US Continues Mass Deportation of Caribbean Immigrants, Says Rights Group

Human Rights Watch says it has discovered evidence suggesting that the United States federal immigration officials continue to impede Caribbean and other immigrants from accessing lawyers and also extending their time in custody.

In a report released here, Human Rights Watch said this is done despite assurances from immigration authorities that they would curb the practice of transferring detained immigrants to distant detention centres around the country.

The report, which analysed 12 years of federal data, acknowledged that after years in which detainee transfers sharply increased, the numbers started dropping in 2009 when the Obama administration announced a comprehensive overhaul of the detention system.

Immigration officials have said that changing the sprawling detention system will take time.

But Human Rights Watch contended that Immigration and Customs Enforcement (ICE), the federal agency that oversees the detention system, was not moving fast enough.

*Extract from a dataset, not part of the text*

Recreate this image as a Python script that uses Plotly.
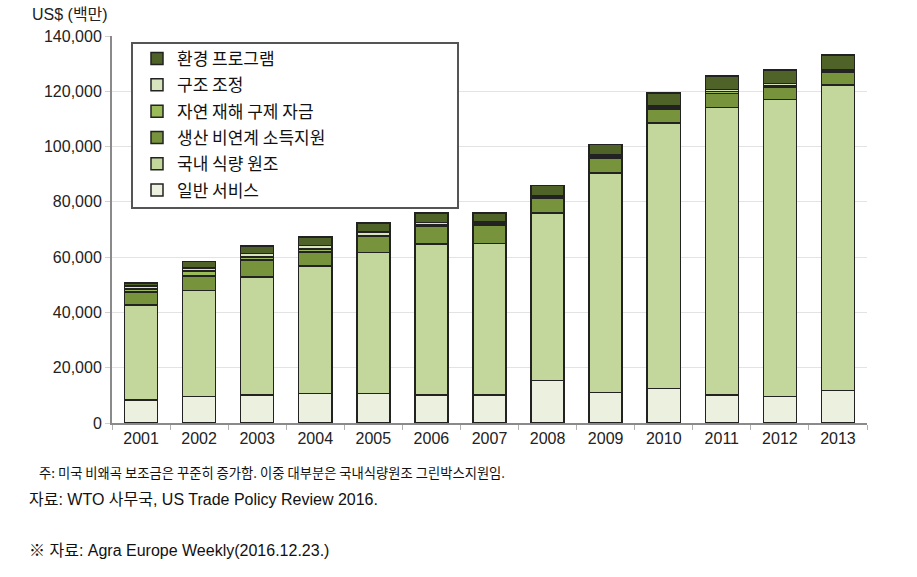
import plotly.graph_objects as go

years = ["2001", "2002", "2003", "2004", "2005", "2006", "2007",
         "2008", "2009", "2010", "2011", "2012", "2013"]

series_names = ["일반 서비스", "국내 식량 원조", "생산 비연계 소득지원",
                "자연 재해 구제 자금", "구조 조정", "환경 프로그램"]

general_services = [8300, 9500, 10100, 10700, 10700, 10100, 10100,
                    15300, 11000, 12500, 10100, 9500, 11700]
food_aid = [34400, 38400, 42800, 46100, 50900, 54700, 54900,
            60600, 79500, 96000, 104100, 107600, 110600]
decoupled_income = [4700, 5300, 6000, 5000, 5900, 6300, 6600,
                    5300, 5200, 5100, 5000, 4300, 4600]
disaster_relief = [1100, 1800, 1200, 1200, 300, 600, 600,
                   600, 600, 600, 650, 600, 570]
structural_adj = [1100, 1100, 1200, 1200, 1300, 800, 600,
                  500, 600, 500, 850, 850, 500]
environment = [1000, 2300, 2750, 3000, 3300, 3400, 3250,
               3600, 3900, 4600, 4900, 4800, 5200]

series_values = [general_services, food_aid, decoupled_income,
                 disaster_relief, structural_adj, environment]
series_colors = ["#ebf1de", "#c3d69b", "#77933c", "#9bbb59", "#d7e4bd", "#4f6228"]

y_ticks = [0, 20000, 40000, 60000, 80000, 100000, 120000, 140000]
y_tick_labels = ["0", "20,000", "40,000", "60,000", "80,000", "100,000", "120,000", "140,000"]

y_title = "US$ (백만)"
notes = [
    "주: 미국 비왜곡 보조금은 꾸준히 증가함. 이중 대부분은 국내식량원조 그린박스지원임.",
    "자료: WTO 사무국, US Trade Policy Review 2016.",
    "※ 자료: Agra Europe Weekly(2016.12.23.)",
]

W, H = 917, 577
L, R, T, B = 112, 50, 36, 154
PW, PH = W - L - R, H - T - B


def px_x(x):
    return (x - L) / PW


def px_y(y):
    return (H - B - y) / PH


fig = go.Figure()
n = len(series_names)
for i, (name, vals, col) in enumerate(zip(series_names, series_values, series_colors)):
    fig.add_trace(go.Bar(
        x=years, y=vals, name=name, legendgroup=f"g{i}",
        legendrank=100 * (n - i),
        marker=dict(color=col, line=dict(color="#222222", width=1.5)),
    ))

tick_font = dict(family="Arial, Liberation Sans, sans-serif", size=16, color="#222222")
kr_font = "Noto Sans CJK KR, sans-serif"
mix_font = "Arial, Liberation Sans, Noto Sans CJK KR, sans-serif"

fig.update_layout(
    width=W, height=H,
    margin=dict(l=L, r=R, t=T, b=B),
    barmode="stack", bargap=0.43,
    plot_bgcolor="white", paper_bgcolor="white",
    showlegend=True,
    legend=dict(
        x=px_x(137), y=px_y(41), xanchor="left", yanchor="top",
        traceorder="grouped", tracegroupgap=1.2,
        bgcolor="rgba(0,0,0,0)", borderwidth=0,
        font=dict(family=kr_font, size=17, color="#111111"),
    ),
    xaxis=dict(
        type="category", showgrid=False,
        showline=True, linecolor="#8a8a8a", linewidth=2,
        ticks="outside", tickson="boundaries", ticklen=5, tickcolor="#b0b0b0",
        tickfont=tick_font,
    ),
    yaxis=dict(
        range=[0, 140000], tickvals=y_ticks, ticktext=y_tick_labels,
        showgrid=True, gridcolor="#e3e3e3", gridwidth=1,
        showline=True, linecolor="#8a8a8a", linewidth=2,
        ticks="outside", ticklen=5, tickcolor="#d0d0d0",
        tickfont=tick_font, zeroline=False,
    ),
    shapes=[dict(
        type="rect", xref="paper", yref="paper",
        x0=px_x(132), x1=px_x(458), y0=px_y(208), y1=px_y(43),
        fillcolor="white", line=dict(color="#555555", width=2), layer="above",
    )],
)

annotations = [
    dict(text=y_title, x=px_x(30), y=px_y(15), xanchor="left", yanchor="middle",
         font=dict(family=mix_font, size=16, color="#222222")),
    dict(text=notes[0], x=px_x(37), y=px_y(472), xanchor="left", yanchor="middle",
         font=dict(family=kr_font, size=13.3, color="#111111")),
    dict(text=notes[1], x=px_x(27), y=px_y(499), xanchor="left", yanchor="middle",
         font=dict(family=mix_font, size=16, color="#111111")),
    dict(text=notes[2], x=px_x(27), y=px_y(550), xanchor="left", yanchor="middle",
         font=dict(family=mix_font, size=16, color="#111111")),
]
for a in annotations:
    a.update(xref="paper", yref="paper", showarrow=False)
fig.update_layout(annotations=annotations)

fig.write_html("out.html", config={"displayModeBar": False},
               post_script="document.body.style.margin='0';")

In 2009 immigration officials “began making promises to reduce transfers, and they’ve made those promises repeatedly in a variety of contexts while continuing to drag their feet,” said Alison Parker, director of the United States programme of Human Rights Watch.

She said the immigration agency “seemingly acknowledges it has a problem, while in actuality continues to operate a dysfunctional detention system that cannot operate without multiple transfers.”

The report said that from 1998 through 2010, some 1.1 million immigrants, or about 40 per cent of all detainees, were transferred at least once, and 46 per cent of those were transferred at least twice.

It said about 3,400 were transferred at least 10 times, with one person being moved 66 times during a 13-month period between 2008 and 2009.

Gillian M Christensen, an ICE spokeswoman, said the agency had drafted — but not yet issued — a new policy intended to reduce the transfer of detainees who have ties to a particular city or community.

“By keeping detainees, as often as possible, near the place of apprehension, ICE hopes to minimise disruptions to families, legal services and immigration proceedings,” she said, adding that a reduction in transfers would help cut detention costs and reduce delays in immigration cases.

Human Rights Watch acknowledged that some transfers are “inevitable”, sometimes to avoid overcrowding.

But the group insisted that transfers could be better regulated.

United States immigration officials last week announced that they were teaming up with federal and state prosecutors, the Federal Trade Commission, lawyers’ groups and immigrant advocate organisations in a new nationwide effort to combat what they describe as “an epidemic of schemes by people posing as immigration lawyers.”